The NAM released data showing that although U.S. payments for foreign oil declined between 1981 and 1982, that was offset by declines in exports of American farm products and manufactured goods.

Fox argued that exchange rates in the free market do not reflect the relative strengths and weaknesses of the U.S., Japanese and West German economies, but are a result of high interest rates here that attracted foreign capital and "rewarded it for coming."

"The floating exchange rate lends itself to being overwhelmed by capital movements," and should be replaced by an agreement to hold the yen at 200 to the dollar and the mark at 2.15 to the dollar, give or take 5 percent, he said.
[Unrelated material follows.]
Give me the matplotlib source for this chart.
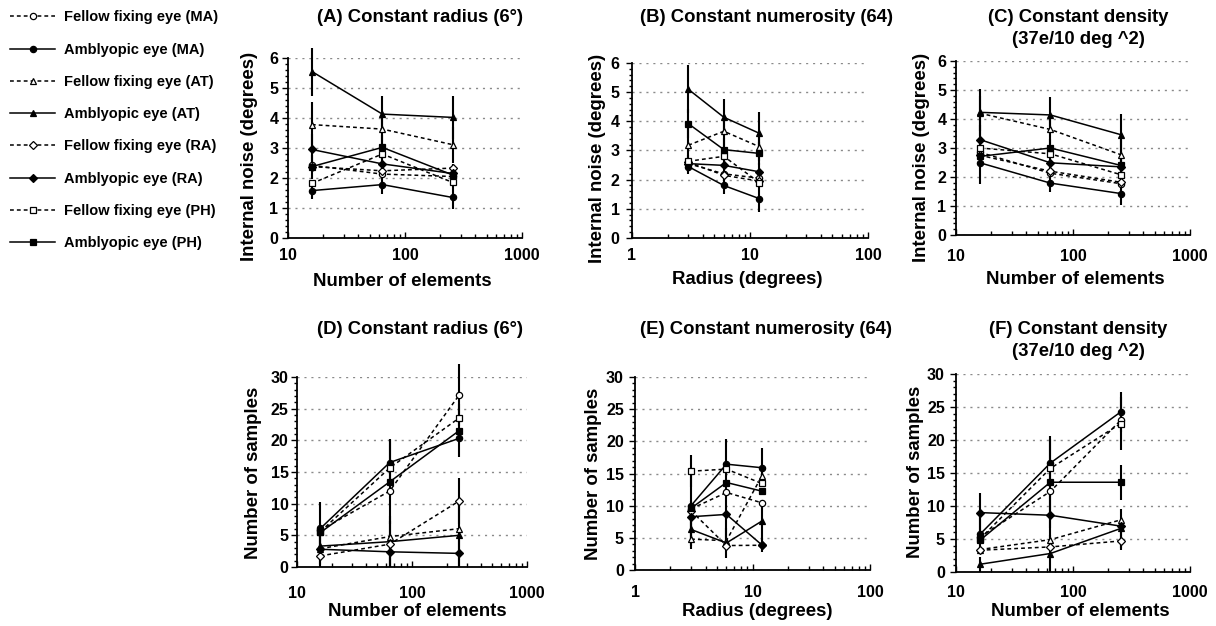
import matplotlib
matplotlib.use("Agg")
import matplotlib.pyplot as plt
from matplotlib.lines import Line2D
from matplotlib.ticker import LogLocator, MultipleLocator, NullFormatter

plt.rcParams['font.family'] = ['Liberation Sans', 'DejaVu Sans']
plt.rcParams['font.weight'] = 'bold'

# x values
elements = [16, 64, 256]
radii = [3, 6, 12]

series_labels = ["Fellow fixing eye (MA)", "Amblyopic eye (MA)",
                 "Fellow fixing eye (AT)", "Amblyopic eye (AT)",
                 "Fellow fixing eye (RA)", "Amblyopic eye (RA)",
                 "Fellow fixing eye (PH)", "Amblyopic eye (PH)"]

# (A) internal noise, constant radius
noise_radius = [[2.42, 2.13, 2.05], [1.58, 1.78, 1.35], [3.78, 3.63, 3.11], [5.55, 4.13, 4.02],
                [2.38, 2.24, 2.33], [2.95, 2.47, 2.15], [1.82, 2.80, 1.85], [2.38, 3.02, 2.10]]
noise_radius_err = [[0, 0, 0], [0.28, 0.30, 0.40], [0.75, 0.50, 0.60], [0.80, 0.60, 0.72],
                    [0, 0, 0], [0.50, 0.30, 0.30], [0, 0, 0], [0.40, 0.40, 0.30]]

# (B) internal noise, constant numerosity
noise_numer = [[2.55, 2.20, 2.05], [2.45, 1.80, 1.35], [3.18, 3.66, 3.13], [5.10, 4.14, 3.59],
               [2.60, 2.15, 1.95], [2.55, 2.49, 2.27], [2.63, 2.80, 1.90], [3.92, 3.03, 2.90]]
noise_numer_err = [[0, 0, 0], [0.25, 0.30, 0.45], [0.60, 0.50, 0.50], [0.83, 0.63, 0.74],
                   [0, 0, 0], [0.30, 0.30, 0.30], [0, 0, 0], [0.50, 0.40, 0.40]]

# (C) internal noise, constant density
noise_density = [[2.85, 2.13, 1.77], [2.49, 1.79, 1.43], [4.20, 3.64, 2.77], [4.23, 4.14, 3.46],
                 [2.75, 2.20, 1.82], [3.29, 2.49, 2.35], [3.00, 2.80, 2.08], [2.71, 3.00, 2.40]]
noise_density_err = [[0, 0, 0], [0.74, 0.31, 0.41], [0.60, 0.50, 0.50], [0.80, 0.63, 0.71],
                     [0, 0, 0], [0.50, 0.40, 0.40], [0, 0, 0], [0.30, 0.30, 0.30]]

# (D) number of samples, constant radius
samples_radius = [[5.8, 12.0, 27.1], [6.1, 16.5, 20.3], [2.9, 4.8, 6.05], [3.3, 4.0, 5.0],
                  [1.76, 3.6, 10.4], [2.8, 2.4, 2.15], [5.6, 15.65, 23.5], [5.45, 13.45, 21.5]]
samples_radius_err = [[0, 0, 4.9], [4.1, 3.6, 0], [0, 0, 0], [3.0, 4.0, 5.0],
                      [0, 3.6, 3.6], [2.8, 2.4, 2.15], [0, 0, 0], [0, 6.7, 4.2]]

# (E) number of samples, constant numerosity
samples_numer = [[9.5, 12.05, 10.45], [10.0, 16.45, 15.9], [4.8, 4.55, 14.6], [6.3, 4.2, 7.6],
                 [9.2, 3.8, 3.85], [8.28, 8.64, 3.9], [15.36, 15.68, 13.45], [9.6, 13.6, 12.26]]
samples_numer_err = [[0, 0, 0], [5.0, 3.85, 3.0], [1.6, 0, 0], [2.5, 2.4, 3.0],
                     [0, 0, 0], [2.5, 4.0, 1.05], [2.5, 0, 0], [0, 0, 0]]

# (F) number of samples, constant density
samples_density = [[5.3, 12.2, 23.0], [5.7, 16.5, 24.26], [3.4, 4.9, 7.9], [1.17, 2.8, 6.6],
                   [3.3, 3.8, 4.7], [9.0, 8.6, 6.95], [5.0, 15.7, 22.5], [4.8, 13.6, 13.6]]
samples_density_err = [[0, 0, 0], [3.0, 3.65, 3.05], [0, 0, 0], [1.17, 2.8, 3.0],
                       [0, 0, 1.4], [3.0, 4.0, 0], [0, 0, 4.0], [0, 7.0, 2.65]]

# marker, filled
styles = [('o', False), ('o', True), ('^', False), ('^', True),
          ('D', False), ('D', True), ('s', False), ('s', True)]

W, H = 1216, 626
fig = plt.figure(figsize=(W / 100, H / 100), dpi=100)


def rect(l, t, r, b):
    return [l / W, 1 - b / H, (r - l) / W, (b - t) / H]


def line_kw(marker, filled):
    ms = {'o': 4.5, '^': 5, 'D': 3.8, 's': 4.8}[marker]
    return dict(color='black', lw=1.1, ls='-' if filled else (0, (2.5, 2)),
                marker=marker, ms=ms, mfc='black' if filled else 'white',
                mec='black', mew=0.9)


def panel(box, x, means, errs, ymax, ystep, yminor, xlim, xticks, xpad, ypad):
    ax = fig.add_axes(rect(*box))
    for m, e in zip(means, errs):
        ax.errorbar(x, m, yerr=e, fmt='none', ecolor='black', elinewidth=1.5,
                    capsize=0, clip_on=False, zorder=2)
    for (marker, filled), m in zip(styles, means):
        ax.plot(x, m, clip_on=False, zorder=3, **line_kw(marker, filled))
    ax.set_xscale('log')
    ax.set_xlim(*xlim)
    ax.set_xticks(xticks, [str(t) for t in xticks])
    ax.xaxis.set_minor_locator(LogLocator(base=10, subs=range(2, 10)))
    ax.xaxis.set_minor_formatter(NullFormatter())
    ax.set_ylim(0, ymax)
    ax.yaxis.set_major_locator(MultipleLocator(ystep))
    ax.yaxis.set_minor_locator(MultipleLocator(yminor))
    ax.grid(axis='y', which='major', color='#8a8a8a', lw=1, ls=(0, (1.5, 3.5)), zorder=0)
    ax.set_axisbelow(True)
    for s in ['top', 'right']:
        ax.spines[s].set_visible(False)
    for s in ['left', 'bottom']:
        ax.spines[s].set_linewidth(1.3)
    ax.tick_params(axis='x', which='both', direction='in', labelsize=11.5, pad=xpad, width=1)
    ax.tick_params(axis='x', which='major', length=4)
    ax.tick_params(axis='x', which='minor', length=3)
    ax.tick_params(axis='y', which='both', direction='out', labelsize=11.5, pad=ypad, width=1)
    ax.tick_params(axis='y', which='major', length=4)
    ax.tick_params(axis='y', which='minor', length=2.5)
    return ax


panel((288, 58, 522, 238), elements, noise_radius, noise_radius_err, 6, 1, 0.2, (10, 1000), [10, 100, 1000], 7, 3)
panel((632, 63, 868, 238), radii, noise_numer, noise_numer_err, 6, 1, 0.2, (1, 100), [1, 10, 100], 7, 5)
panel((956, 61, 1190, 235), elements, noise_density, noise_density_err, 6, 1, 0.2, (10, 1000), [10, 100, 1000], 10, 3)
panel((297, 377, 527, 567), elements, samples_radius, samples_radius_err, 30, 5, 1, (10, 1000), [10, 100, 1000], 14, 2)
panel((635, 377, 870, 570), radii, samples_numer, samples_numer_err, 30, 5, 1, (1, 100), [1, 10, 100], 11, 4)
panel((956, 374, 1190, 572), elements, samples_density, samples_density_err, 30, 5, 1, (10, 1000), [10, 100, 1000], 9.5, 4)


def ftext(x, y, s, **kw):
    fig.text(x / W, 1 - y / H, s, ha='center', va='center', fontweight='bold', **kw)


# titles
ftext(420, 18, "(A) Constant radius (6°)", fontsize=13.3)
ftext(766, 18, "(B) Constant numerosity (64)", fontsize=13.3)
ftext(1078, 18, "(C) Constant density", fontsize=13.3)
ftext(1078, 40, "(37e/10 deg ^2)", fontsize=13.3)
ftext(420, 329, "(D) Constant radius (6°)", fontsize=13.3)
ftext(766, 329, "(E) Constant numerosity (64)", fontsize=13.3)
ftext(1078, 329, "(F) Constant density", fontsize=13.3)
ftext(1078, 351, "(37e/10 deg ^2)", fontsize=13.3)

# axis labels
ftext(402, 281, "Number of elements", fontsize=13.4)
ftext(747, 279, "Radius (degrees)", fontsize=13.4)
ftext(1075, 280, "Number of elements", fontsize=13.4)
ftext(417, 611, "Number of elements", fontsize=13.4)
ftext(757, 611, "Radius (degrees)", fontsize=13.4)
ftext(1080, 611, "Number of elements", fontsize=13.4)
ftext(250, 156, "Internal noise (degrees)", fontsize=13.4, rotation=90)
ftext(598, 158, "Internal noise (degrees)", fontsize=13.4, rotation=90)
ftext(922, 157, "Internal noise (degrees)", fontsize=13.4, rotation=90)
ftext(253, 473, "Number of samples", fontsize=13.4, rotation=90)
ftext(594, 474, "Number of samples", fontsize=13.4, rotation=90)
ftext(915, 472, "Number of samples", fontsize=13.4, rotation=90)

# legend
handles = [Line2D([], [], **line_kw(m, f)) for m, f in styles]
fig.legend(handles, series_labels, loc='upper left', bbox_to_anchor=(10 / W, 1 - 10.5 / H),
           frameon=False, fontsize=10.5, handlelength=3.1, handletextpad=0.6,
           labelspacing=1.25, borderpad=0, borderaxespad=0, numpoints=1,
           prop={'weight': 'bold', 'size': 10.5})

fig.savefig("out.png", dpi=100)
The current rates are 236 yen and 2.43 marks.

At the same time, the U.S. Chamber of Commerce, another major business group, released a package of trade proposals that included "harmonization" of economic policies between this country and its trading partners, aimed at "reducing exchange rate distortions."

Michael Samuels, the chamber's international vice president, said in a luncheon meeting with reporters that "there is an exchange-rate problem" underlying the nation's record $36.1 billion merchandise trade deficit in 1982. But Samuels said that the way to deal with it is "not to deal with exchange rates alone," but to "coordinate with key countries on their domestic economic policies," as the chamber recommended in its paper.

The chamber also called for negotiations to improve U.S. access to foreign markets, liberalization of restrictions on exports, government action to enforce and improve existing world trade agreements and increased funding for the Export-Import Bank. The NAM also urged expansion of the Ex-Im Bank.

Both groups took strong positions against protectionist legislation. Fox, speaking for the NAM, said "protectionist legislation has to be avoided" because "two-thirds of the problem" of the decline in merchandise trade "is in the relatively poor performance of our domestic economy," not the result of improper action by foreign competitors.

The chamber said the United States "should not take measures which have the effect of restricting or discriminating against . . . imports in a manner inconsistent with U.S. commitments under international agreements."

Fox's call for limitations on foreign exchange rates is unlikely to find much support in the administration. The issue was discussed at length in the annual "Economic Report of the President," which said that large trade deficits are caused mostly by large budget deficits.

Attempts to juggle the exchange rate may help some sectors of the economy but hurt others, the report said. "That governments cannot simultaneously protect everyone is a basic principle of international trade," it said.